Mary C. Gardella / Courtesy Amy Webb
Amy Webb 'hacked' online dating to meet her perfect match, her husband Brian.
Looking to meet your valentine online? The secret to finding love in the digital world may be more scientific than you think. “Data, A Love Story,” a new memoir from author and digital strategy consultant Amy Webb, offers what seems like the holy grail to frustrated daters: a formula for cutting through all the bad dates to skip to the optimal mate.
Webb was a successful, career-driven single woman, but found herself striking out in love — both in the real world, where she spent too long in relationships with men who were all wrong for her, and online, where she went on a series of nightmare first dates before nearly giving up on the whole proposition.
So she took her search to the next level, "hacking" the system to figure out what she was doing wrong. First she reverse-engineered the process by creating 10 profiles as men – inventing doctors, lawyers and high-achievers to scope out her competition.

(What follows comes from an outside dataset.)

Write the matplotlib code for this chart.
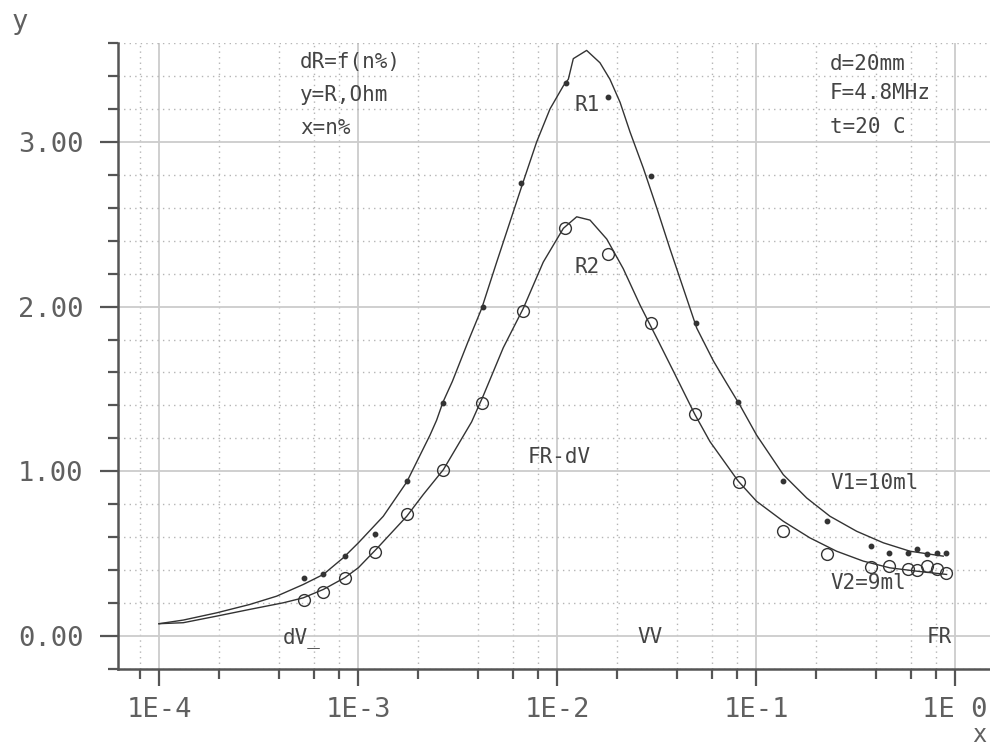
import numpy as np
import matplotlib
matplotlib.use("Agg")
from matplotlib import pyplot as plt
from matplotlib.ticker import LogLocator, FixedLocator, MultipleLocator, NullFormatter

# measured points, R1 (filled dots) and R2 (open circles)
r1_x = [5.36e-4, 6.67e-4, 8.6e-4, 1.22e-3, 1.76e-3, 2.67e-3, 4.25e-3, 6.6e-3, 1.11e-2,
        1.8e-2, 2.97e-2, 4.99e-2, 8.13e-2, 0.137, 0.227, 0.378, 0.466, 0.581, 0.644,
        0.723, 0.812, 0.90]
r1_y = [0.35, 0.376, 0.485, 0.62, 0.94, 1.414, 2.0, 2.75, 3.36,
        3.27, 2.79, 1.90, 1.42, 0.94, 0.70, 0.545, 0.505, 0.505, 0.527,
        0.50, 0.505, 0.505]

r2_x = [5.36e-4, 6.67e-4, 8.6e-4, 1.22e-3, 1.76e-3, 2.67e-3, 4.2e-3, 6.75e-3, 1.1e-2,
        1.8e-2, 2.97e-2, 4.93e-2, 8.2e-2, 0.137, 0.227, 0.378, 0.466, 0.581, 0.644,
        0.723, 0.812, 0.90]
r2_y = [0.218, 0.267, 0.353, 0.509, 0.74, 1.006, 1.414, 1.976, 2.48,
        2.32, 1.90, 1.345, 0.935, 0.64, 0.50, 0.42, 0.424, 0.405, 0.40,
        0.424, 0.405, 0.38]

# fitted curves (x as log10 of n%)
c1_lgx = [-4.0, -3.878, -3.710, -3.543, -3.409, -3.275, -3.174, -3.074, -2.998,
          -2.873, -2.755, -2.638, -2.605, -2.573, -2.526, -2.446, -2.378, -2.303,
          -2.236, -2.169, -2.102, -2.035, -1.968, -1.943, -1.918, -1.851, -1.784,
          -1.734, -1.683, -1.633, -1.566, -1.499, -1.432, -1.365, -1.298, -1.214,
          -1.15, -1.08, -0.997, -0.863, -0.745, -0.628, -0.494, -0.360, -0.226, -0.059]
c1_y = [0.075, 0.097, 0.141, 0.192, 0.242, 0.313, 0.374, 0.475, 0.566,
        0.727, 0.935, 1.22, 1.31, 1.42, 1.545, 1.79, 1.99, 2.27,
        2.515, 2.76, 3.0, 3.2, 3.34, 3.38, 3.505, 3.555, 3.48,
        3.38, 3.24, 3.06, 2.84, 2.60, 2.35, 2.11, 1.87, 1.67,
        1.54, 1.40, 1.22, 0.98, 0.838, 0.727, 0.636, 0.566, 0.515, 0.485]

c2_lgx = [-4.0, -3.878, -3.710, -3.543, -3.375, -3.275, -3.174, -3.065, -2.998,
          -2.906, -2.755, -2.672, -2.571, -2.429, -2.370, -2.27, -2.169, -2.069,
          -1.968, -1.901, -1.834, -1.75, -1.667, -1.583, -1.499, -1.416, -1.307,
          -1.231, -1.089, -0.997, -0.863, -0.729, -0.595, -0.461, -0.327, -0.193, -0.042]
c2_y = [0.075, 0.081, 0.121, 0.162, 0.202, 0.232, 0.283, 0.355, 0.415,
        0.53, 0.727, 0.859, 1.01, 1.30, 1.46, 1.75, 1.99, 2.27,
        2.475, 2.545, 2.525, 2.41, 2.23, 2.01, 1.81, 1.61, 1.345,
        1.18, 0.94, 0.818, 0.697, 0.596, 0.515, 0.455, 0.414, 0.394, 0.374]

x_ticks = [1e-4, 1e-3, 1e-2, 1e-1, 1e0]
x_labels = ["1E-4", "1E-3", "1E-2", "1E-1", "1E 0"]
y_ticks = [0, 1, 2, 3]
y_labels = ["0.00", "1.00", "2.00", "3.00"]

W, H = 990, 747
fig = plt.figure(figsize=(W / 100, H / 100), dpi=100)
ax = fig.add_axes([118 / W, 1 - 669 / H, 1 - 118 / W, (669 - 43) / H])

mono = "DejaVu Sans Mono"
ink = "#333333"
axc = "#555555"

ax.plot(np.power(10.0, c1_lgx), c1_y, color=ink, lw=1.0, zorder=3)
ax.plot(np.power(10.0, c2_lgx), c2_y, color=ink, lw=1.0, zorder=3)
ax.plot(r1_x, r1_y, "o", ms=3.2, color=ink, zorder=4)
ax.plot(r2_x, r2_y, "o", ms=8.5, mfc="none", mec=ink, mew=1.0, zorder=4)

ax.set_xscale("log")
ax.set_xlim(10 ** -4.206, 10 ** 0.176)
ax.set_ylim(-0.2, 3.6)

ax.xaxis.set_major_locator(FixedLocator(x_ticks))
ax.set_xticklabels(x_labels)
ax.xaxis.set_minor_locator(LogLocator(base=10, subs=[2, 4, 6, 8], numticks=20))
ax.xaxis.set_minor_formatter(NullFormatter())
ax.yaxis.set_major_locator(FixedLocator(y_ticks))
ax.set_yticklabels(y_labels)
ax.yaxis.set_minor_locator(MultipleLocator(0.2))

ax.grid(which="major", color="#cccccc", lw=1.3, ls="-")
ax.grid(which="minor", color="#b5b5b5", lw=1.0, ls=(0, (1, 3)))
ax.set_axisbelow(True)

for s in ["top", "right"]:
    ax.spines[s].set_visible(False)
for s in ["left", "bottom"]:
    ax.spines[s].set_color(axc)
    ax.spines[s].set_linewidth(1.8)

ax.tick_params(which="major", direction="out", length=12, width=1.6, color=axc,
               labelsize=19.5, labelcolor="#606060", pad=8)
ax.tick_params(which="minor", direction="out", length=7, width=1.6, color=axc)
ax.tick_params(axis="y", which="major", length=13, pad=12)
for lab in ax.get_xticklabels() + ax.get_yticklabels():
    lab.set_family(mono)


def ftext(px, py, s, size=15, color="#444444"):
    fig.text(px / W, 1 - py / H, s, fontsize=size, family=mono, color=color,
             ha="left", va="center")


ftext(300, 62, "dR=f(n%)")
ftext(300, 95, "y=R,Ohm")
ftext(300, 128, "x=n%")
ftext(830, 64, "d=20mm")
ftext(830, 93, "F=4.8MHz")
ftext(830, 127, "t=20 C")
ftext(575, 105, "R1")
ftext(575, 267, "R2")
ftext(528, 457, "FR-dV")
ftext(830, 483, "V1=10ml")
ftext(830, 583, "V2=9ml")
ftext(283, 638, "dV_")
ftext(637, 637, "VV")
ftext(927, 637, "FR")
ftext(12, 22, "y", size=19.5, color="#606060")
ftext(972, 735, "x", size=17, color="#606060")

fig.savefig("out.png", dpi=100)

She then took copious notes on how the women on the site presented themselves and communicated with these male profiles, gathering piles of data on what worked best.
While it wasn’t the most scientific of experiments, Webb managed to develop a strategy she thinks will help other daters. After all, she’s had 100 percent success with it so far: After creating her system, the first date that passed her new test turned out to be her future husband.
Step 1: Make a list — and stick to it
“Online dating sites are excellent places to find casual and serious long-term relationships, but only if you have a plan first,” Webb told TODAY.com. “I don't advocate crunching numbers like I did, but I do strongly recommend that you start off with a list. What, exactly, are you looking for in a partner? Be extremely specific, even when it feels embarrassing...If having someone who's three inches taller than you is important, for whatever reason, then write that down. If you absolutely cannot stand cats, write that down, too. Don't self-edit.”
Once you have your criteria in place, use it to weed out people who don't make the cut. "Come up with a system to evaluate any potential future dates," Webb says. This way, you won't waste time with anyone who wouldn't be a good match.
Mary C. Gardella / Courtesy Amy Webb
Amy Webb and her husband Brian met online.
Step 2: Create your own "super profile"
You can't find your soul mate if you're attracting the wrong people. Webb's research made her realize she was ending up with losers because she was putting out the wrong signals, by doing things like posting her entire resume as her dating profile instead of a few fun tidbits about herself. "I'm not suggesting you dumb yourself down," she writes in the book, but "your online profile isn't the place to show off your near perfect SAT score." On that note, here are her tricks for putting your best foot forward:
*Keep your profile short, about 90-100 words (three sentences), and use vocabulary that's "aspirational, positive and optimistic"
*Post three to five flattering pictures of yourself where you're the only one in the frame
*Don't talk about yourself in the third person
*Wait to talk about your job until you end up on an in-person date
*Don't lie about your physical appearance
Step 3: Start dating!
Being single this Valentine's Day could be the best thing that's happened to your dating life, Webb says, because you can take the opportunity to get organized.
“I know it's rough to face Valentine's Day, and that a lot of people will ultimately wind up on bad dates feeling even worse than had they stayed at home alone watching a great movie,” Webb says. “While you can't turn a blind eye to all the pink and red hearts festooning storefront windows, you can decide to dedicate this year's V-Day to yourself...Thursday night, pour yourself a big glass of wine (or your drink of choice) and dedicate the evening to writing out a list of what you want in a partner. Make a scoring system. Then resolve to honor your list before you log back on to the dating site you're using.”
Another option is to round up your single friends and do it together. “I've been getting a lot of email and tweets from people who've read my book saying that they're hosting 'list parties' on Valentine's Day," Webb says. "Groups of single friends are getting together, writing out lists like I did, and then sharing them with each other for ideas on how to score the traits. That's a great way for online daters to feel empowered and excited – rather than despondent – on Valentine's Day.”
"Data, a Love Story" is the memoir of how one woman "gamed" online dating to find her husband.